— START —

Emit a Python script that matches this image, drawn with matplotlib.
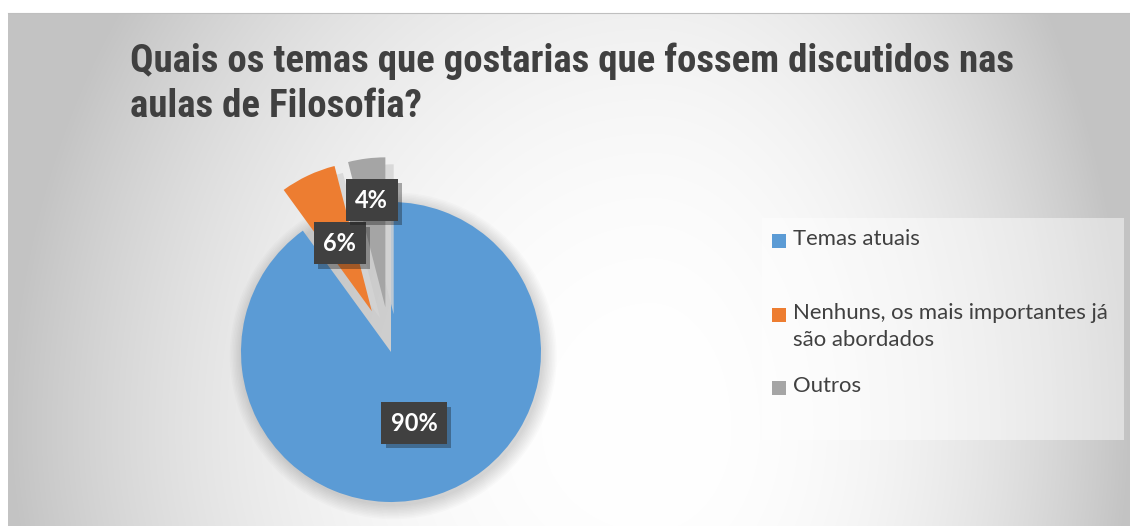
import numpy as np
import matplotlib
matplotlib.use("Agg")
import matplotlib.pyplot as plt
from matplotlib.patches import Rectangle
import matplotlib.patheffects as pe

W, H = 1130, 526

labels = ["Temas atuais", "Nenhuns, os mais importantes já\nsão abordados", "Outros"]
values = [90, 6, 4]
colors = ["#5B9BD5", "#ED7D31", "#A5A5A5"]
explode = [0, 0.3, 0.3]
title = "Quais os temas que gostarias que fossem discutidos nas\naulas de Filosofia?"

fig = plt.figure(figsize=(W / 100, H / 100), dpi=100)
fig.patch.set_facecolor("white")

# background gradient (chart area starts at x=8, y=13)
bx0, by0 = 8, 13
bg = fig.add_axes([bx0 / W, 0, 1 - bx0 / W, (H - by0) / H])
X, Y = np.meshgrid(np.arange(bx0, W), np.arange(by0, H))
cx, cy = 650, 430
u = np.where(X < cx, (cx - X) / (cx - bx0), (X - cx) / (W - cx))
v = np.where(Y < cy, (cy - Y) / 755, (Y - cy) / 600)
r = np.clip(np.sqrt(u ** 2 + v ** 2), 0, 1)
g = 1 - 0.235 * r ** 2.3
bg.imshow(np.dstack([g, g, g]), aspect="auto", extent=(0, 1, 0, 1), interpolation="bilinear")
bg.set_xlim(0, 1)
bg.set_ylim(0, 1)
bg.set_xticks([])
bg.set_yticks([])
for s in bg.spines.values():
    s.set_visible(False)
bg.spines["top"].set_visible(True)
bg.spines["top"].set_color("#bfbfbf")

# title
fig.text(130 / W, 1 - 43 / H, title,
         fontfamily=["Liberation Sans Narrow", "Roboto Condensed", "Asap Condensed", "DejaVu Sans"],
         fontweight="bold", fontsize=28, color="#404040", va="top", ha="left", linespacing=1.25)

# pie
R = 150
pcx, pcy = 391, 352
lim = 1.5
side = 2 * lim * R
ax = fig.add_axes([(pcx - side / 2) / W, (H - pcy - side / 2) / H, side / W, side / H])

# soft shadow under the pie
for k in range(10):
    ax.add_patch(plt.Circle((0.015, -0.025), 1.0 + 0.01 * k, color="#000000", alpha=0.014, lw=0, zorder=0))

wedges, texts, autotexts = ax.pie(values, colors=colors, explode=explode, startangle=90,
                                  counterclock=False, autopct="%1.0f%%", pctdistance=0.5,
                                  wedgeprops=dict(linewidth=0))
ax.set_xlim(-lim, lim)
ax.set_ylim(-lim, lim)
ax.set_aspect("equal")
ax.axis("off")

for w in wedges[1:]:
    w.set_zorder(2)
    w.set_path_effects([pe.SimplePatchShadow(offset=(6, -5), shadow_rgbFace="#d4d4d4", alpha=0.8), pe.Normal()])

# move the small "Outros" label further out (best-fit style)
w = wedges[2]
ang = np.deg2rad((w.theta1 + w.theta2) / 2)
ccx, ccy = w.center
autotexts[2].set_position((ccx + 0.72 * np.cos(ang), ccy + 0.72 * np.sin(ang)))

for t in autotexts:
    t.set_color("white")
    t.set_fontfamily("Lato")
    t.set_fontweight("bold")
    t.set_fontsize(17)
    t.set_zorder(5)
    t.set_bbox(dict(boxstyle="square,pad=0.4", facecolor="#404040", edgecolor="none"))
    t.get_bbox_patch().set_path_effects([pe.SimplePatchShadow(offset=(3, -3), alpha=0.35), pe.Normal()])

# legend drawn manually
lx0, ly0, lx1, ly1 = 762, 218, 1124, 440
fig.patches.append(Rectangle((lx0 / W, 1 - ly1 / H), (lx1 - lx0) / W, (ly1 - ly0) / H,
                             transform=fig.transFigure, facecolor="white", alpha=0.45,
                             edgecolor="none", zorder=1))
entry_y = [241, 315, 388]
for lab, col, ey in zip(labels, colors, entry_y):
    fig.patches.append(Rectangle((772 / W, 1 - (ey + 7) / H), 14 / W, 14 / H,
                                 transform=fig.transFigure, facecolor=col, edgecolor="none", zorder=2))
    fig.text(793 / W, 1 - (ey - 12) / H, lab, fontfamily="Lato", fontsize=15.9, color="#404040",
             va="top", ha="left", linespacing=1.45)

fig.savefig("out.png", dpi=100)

— END —

● WRITTEN EXERCISE
Transcribe the full listing above exactly as it stands, minus the pictures.

● ANSWER FOR THE TASK
Emit a Python script that matches this image, drawn with matplotlib.
import numpy as np
import matplotlib
matplotlib.use("Agg")
import matplotlib.pyplot as plt
from matplotlib.patches import Rectangle
import matplotlib.patheffects as pe

W, H = 1130, 526

labels = ["Temas atuais", "Nenhuns, os mais importantes já\nsão abordados", "Outros"]
values = [90, 6, 4]
colors = ["#5B9BD5", "#ED7D31", "#A5A5A5"]
explode = [0, 0.3, 0.3]
title = "Quais os temas que gostarias que fossem discutidos nas\naulas de Filosofia?"

fig = plt.figure(figsize=(W / 100, H / 100), dpi=100)
fig.patch.set_facecolor("white")

# background gradient (chart area starts at x=8, y=13)
bx0, by0 = 8, 13
bg = fig.add_axes([bx0 / W, 0, 1 - bx0 / W, (H - by0) / H])
X, Y = np.meshgrid(np.arange(bx0, W), np.arange(by0, H))
cx, cy = 650, 430
u = np.where(X < cx, (cx - X) / (cx - bx0), (X - cx) / (W - cx))
v = np.where(Y < cy, (cy - Y) / 755, (Y - cy) / 600)
r = np.clip(np.sqrt(u ** 2 + v ** 2), 0, 1)
g = 1 - 0.235 * r ** 2.3
bg.imshow(np.dstack([g, g, g]), aspect="auto", extent=(0, 1, 0, 1), interpolation="bilinear")
bg.set_xlim(0, 1)
bg.set_ylim(0, 1)
bg.set_xticks([])
bg.set_yticks([])
for s in bg.spines.values():
    s.set_visible(False)
bg.spines["top"].set_visible(True)
bg.spines["top"].set_color("#bfbfbf")

# title
fig.text(130 / W, 1 - 43 / H, title,
         fontfamily=["Liberation Sans Narrow", "Roboto Condensed", "Asap Condensed", "DejaVu Sans"],
         fontweight="bold", fontsize=28, color="#404040", va="top", ha="left", linespacing=1.25)

# pie
R = 150
pcx, pcy = 391, 352
lim = 1.5
side = 2 * lim * R
ax = fig.add_axes([(pcx - side / 2) / W, (H - pcy - side / 2) / H, side / W, side / H])

# soft shadow under the pie
for k in range(10):
    ax.add_patch(plt.Circle((0.015, -0.025), 1.0 + 0.01 * k, color="#000000", alpha=0.014, lw=0, zorder=0))

wedges, texts, autotexts = ax.pie(values, colors=colors, explode=explode, startangle=90,
                                  counterclock=False, autopct="%1.0f%%", pctdistance=0.5,
                                  wedgeprops=dict(linewidth=0))
ax.set_xlim(-lim, lim)
ax.set_ylim(-lim, lim)
ax.set_aspect("equal")
ax.axis("off")

for w in wedges[1:]:
    w.set_zorder(2)
    w.set_path_effects([pe.SimplePatchShadow(offset=(6, -5), shadow_rgbFace="#d4d4d4", alpha=0.8), pe.Normal()])

# move the small "Outros" label further out (best-fit style)
w = wedges[2]
ang = np.deg2rad((w.theta1 + w.theta2) / 2)
ccx, ccy = w.center
autotexts[2].set_position((ccx + 0.72 * np.cos(ang), ccy + 0.72 * np.sin(ang)))

for t in autotexts:
    t.set_color("white")
    t.set_fontfamily("Lato")
    t.set_fontweight("bold")
    t.set_fontsize(17)
    t.set_zorder(5)
    t.set_bbox(dict(boxstyle="square,pad=0.4", facecolor="#404040", edgecolor="none"))
    t.get_bbox_patch().set_path_effects([pe.SimplePatchShadow(offset=(3, -3), alpha=0.35), pe.Normal()])

# legend drawn manually
lx0, ly0, lx1, ly1 = 762, 218, 1124, 440
fig.patches.append(Rectangle((lx0 / W, 1 - ly1 / H), (lx1 - lx0) / W, (ly1 - ly0) / H,
                             transform=fig.transFigure, facecolor="white", alpha=0.45,
                             edgecolor="none", zorder=1))
entry_y = [241, 315, 388]
for lab, col, ey in zip(labels, colors, entry_y):
    fig.patches.append(Rectangle((772 / W, 1 - (ey + 7) / H), 14 / W, 14 / H,
                                 transform=fig.transFigure, facecolor=col, edgecolor="none", zorder=2))
    fig.text(793 / W, 1 - (ey - 12) / H, lab, fontfamily="Lato", fontsize=15.9, color="#404040",
             va="top", ha="left", linespacing=1.45)

fig.savefig("out.png", dpi=100)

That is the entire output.